Source: Annual Report 2023

Dividends and share price.

The directors recommended a total dividend for the year of $2.20 per share resulting in an overall cost of $1.870 billion. CEO and Chairman was keen to highlight that the dividend cost increased by 10 % but steered shareholders’ attention from the fact that the company has one of the lowest (about 20%) payout ratios of companies among Guyanese companies. The Chairman should not therefore be indignant that the company’s share price has slid recently. In a perverse way, a slide in the share price actually helps the dividend yield and makes the shares more attractive. Dividends have been a sore a point among shareholders for several years, both at annual general meetings and, I understand, in direct communication with the company.

Source: Annual Reports of Banks DIH and GASCI website

This stinginess is also reflected in two other numbers computed from the financial statements, which this columnist has found most interesting. Measured by retained earnings in relation to last year’s dividends paid, the company has 29 years of dividends locked in and out of the reach of shareholders. The company has a cash hoard of more than $19 Billion dollars and year after year has a positive cash flow, even with capital expenditure financed from current operations. Public companies are exploiting the lack of opportunities which is small shareholder has at her disposal for alternative investments.

The problem Guyana has with public companies is the incestuous relationship which the main institutional investors have with their main boards, a feature of the Banks, DDL and the Beharry groups. There is no way that the main shareholders of the DDL and the Banks Group will go against the wishes of the principal or controlling shareholders or personalities. For the record, the substantial shareholders are the Hand-in-Hand Group, Trust Company, Demerara Life and Banks Holdings of Barbados. In terms of personality, the Chief Executive has an interest in less than one third of one percent of the total shares but seems to enjoy a lifetime appointment, answerable to no one but himself.

Election of directors

Sharing a practice common to many of the local companies, only the non-executive directors are subject to reelection, which in my view is a violation of the Companies Act. In violation of good corporate governance, the majority of the directors of the Banks board our executive directors who are not subject to shareholders’ oversight. And even those who are subject to re-election can hardly be considered independent.

New direction

 The board has decided that the model which has worked for decades must be changed and has decided that this company will now become a subsidiary in which individuals and companies will own no shares. This is an absolutely logic-defying move and will have consequences for shareholders. The company with all the retained earnings will become a private company in which existing shareholders will have no interest or voice. It does not appear that this initiative was properly thought out and should be revisited.

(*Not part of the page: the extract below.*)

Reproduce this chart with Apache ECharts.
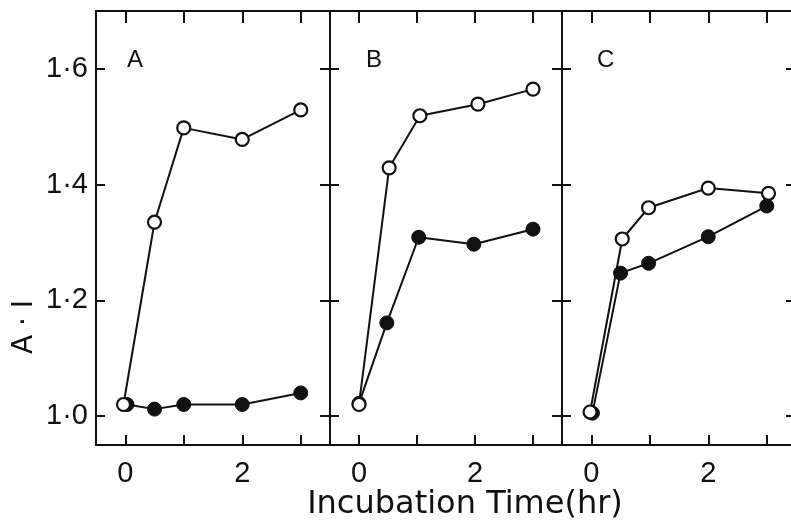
<!DOCTYPE html>
<html>
<head>
<meta charset="utf-8">
<script src="https://cdn.jsdelivr.net/npm/echarts@6/dist/echarts.min.js"></script>
<style>
  html, body { margin: 0; background: #fff; overflow: hidden; }
  /* a little wider than the window: panel C runs past the right edge */
  #chart { width: 800px; height: 521px; }
</style>
</head>
<body>
<div id="chart"></div>
<script>
// panel letters
const panelNames = ['A', 'B', 'C']

// open circles
const aOpenX = [-0.03, 0.5, 1, 2, 3]
const aOpenY = [1.02, 1.335, 1.498, 1.478, 1.529]
const bOpenX = [0, 0.52, 1.05, 2.05, 3]
const bOpenY = [1.02, 1.429, 1.519, 1.539, 1.565]
const cOpenX = [-0.02, 0.53, 0.98, 2, 3.03]
const cOpenY = [1.007, 1.306, 1.36, 1.394, 1.385]

// filled circles
const aFilledX = [0.03, 0.5, 1, 2, 3]
const aFilledY = [1.02, 1.012, 1.02, 1.02, 1.04]
const bFilledX = [0, 0.48, 1.03, 1.98, 3]
const bFilledY = [1.022, 1.161, 1.309, 1.297, 1.323]
const cFilledX = [0.02, 0.5, 0.98, 2, 3]
const cFilledY = [1.005, 1.247, 1.264, 1.31, 1.363]

// ticks
const xTicks = [0, 1, 2, 3]
const xTickLabels = [0, 2]
const yTicks = [1.0, 1.2, 1.4, 1.6]

const FONT = 'Liberation Sans'
const INK = '#111'

const pair = (xs, ys) => xs.map((x, i) => [x, ys[i]])
const openData = [pair(aOpenX, aOpenY), pair(bOpenX, bOpenY), pair(cOpenX, cOpenY)]
const filledData = [pair(aFilledX, aFilledY), pair(bFilledX, bFilledY), pair(cFilledX, cFilledY)]

const grids = [
  { left: 96, top: 11, width: 234, height: 434 },
  { left: 330, top: 11, width: 232, height: 434 },
  { left: 562, top: 11, width: 234, height: 434 }
]

const lineStyle = { color: INK, width: 2 }
const xAxis = []
const yAxis = []
const series = []

grids.forEach((g, i) => {
  // bottom
  xAxis.push({
    type: 'value', gridIndex: i, position: 'bottom',
    min: -0.5, max: 3.5,
    axisLine: { show: true, onZero: false, lineStyle },
    axisTick: { show: true, inside: true, length: 10, customValues: xTicks, lineStyle },
    axisLabel: {
      customValues: xTickLabels, margin: 14,
      color: INK, fontFamily: FONT, fontSize: 29
    },
    splitLine: { show: false }
  })
  // top
  xAxis.push({
    type: 'value', gridIndex: i, position: 'top',
    min: -0.5, max: 3.5,
    axisLine: { show: true, onZero: false, lineStyle },
    axisTick: { show: true, inside: true, length: 12, customValues: xTicks, lineStyle },
    axisLabel: { show: false },
    splitLine: { show: false }
  })
  // left
  yAxis.push({
    type: 'value', gridIndex: i, position: 'left',
    min: 0.95, max: 1.7,
    axisLine: { show: true, onZero: false, lineStyle },
    axisTick: { show: true, inside: true, length: 9, customValues: yTicks, lineStyle },
    axisLabel: {
      show: i === 0, customValues: yTicks, margin: 8,
      color: INK, fontFamily: FONT, fontSize: 29,
      formatter: v => v.toFixed(1).replace('.', '·')
    },
    splitLine: { show: false }
  })
  // right
  yAxis.push({
    type: 'value', gridIndex: i, position: 'right',
    min: 0.95, max: 1.7,
    axisLine: { show: true, onZero: false, lineStyle },
    axisTick: { show: true, inside: true, length: 10, customValues: yTicks, lineStyle },
    axisLabel: { show: false },
    splitLine: { show: false }
  })

  series.push({
    type: 'line', xAxisIndex: i * 2, yAxisIndex: i * 2,
    data: filledData[i],
    symbol: 'circle', symbolSize: 14,
    lineStyle: { color: INK, width: 2 },
    itemStyle: { color: INK, borderColor: INK, borderWidth: 1 },
    animation: false, z: 3
  })
  series.push({
    type: 'line', xAxisIndex: i * 2, yAxisIndex: i * 2,
    data: openData[i],
    symbol: 'circle', symbolSize: 13,
    lineStyle: { color: INK, width: 2 },
    itemStyle: { color: '#fff', borderColor: INK, borderWidth: 2.2 },
    animation: false, z: 4
  })
})

const titleLeft = [127, 366, 597]
const chart = echarts.init(document.getElementById('chart'))
chart.setOption({
  backgroundColor: '#fff',
  animation: false,
  title: panelNames.map((n, i) => ({
    text: n, left: titleLeft[i], top: 48, padding: 0,
    textStyle: { color: INK, fontFamily: FONT, fontSize: 24, fontWeight: 'normal' }
  })),
  grid: grids,
  xAxis,
  yAxis,
  series,
  graphic: [
    {
      type: 'text', x: 465, y: 505,
      style: {
        text: 'Incubation Time(hr)', fill: INK,
        font: '32px "DejaVu Sans"', textAlign: 'center', textVerticalAlign: 'middle'
      }
    },
    {
      type: 'text', x: 25, y: 327, rotation: Math.PI / 2,
      style: {
        text: 'A · I', fill: INK,
        font: '28px "DejaVu Sans"', textAlign: 'center', textVerticalAlign: 'middle'
      }
    }
  ]
})
</script>
</body>
</html>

Re-routing transactions through Florida

The Company’s and the Group’s purchasing policies have always generated interest, but one particular transaction has put these under microscopic review. It appears that for several years, the Company has unnecessarily re-routed business transactions through a small Florida operation with a share capital of less than US$10,000. The principal of the Florida company it seems has close to 600,000 shares in Banks. Banks Guyana sources alcoholic beverages from a manufacturer in Netherlands and by extrapolation, paid some G$562,123,894 or well over US$2 Mn. in commission to the Florida intermediary.

There is no doubt that Banks DIH is a blue-chip company but with major issues and concerns. Shareholders need to take both note and action.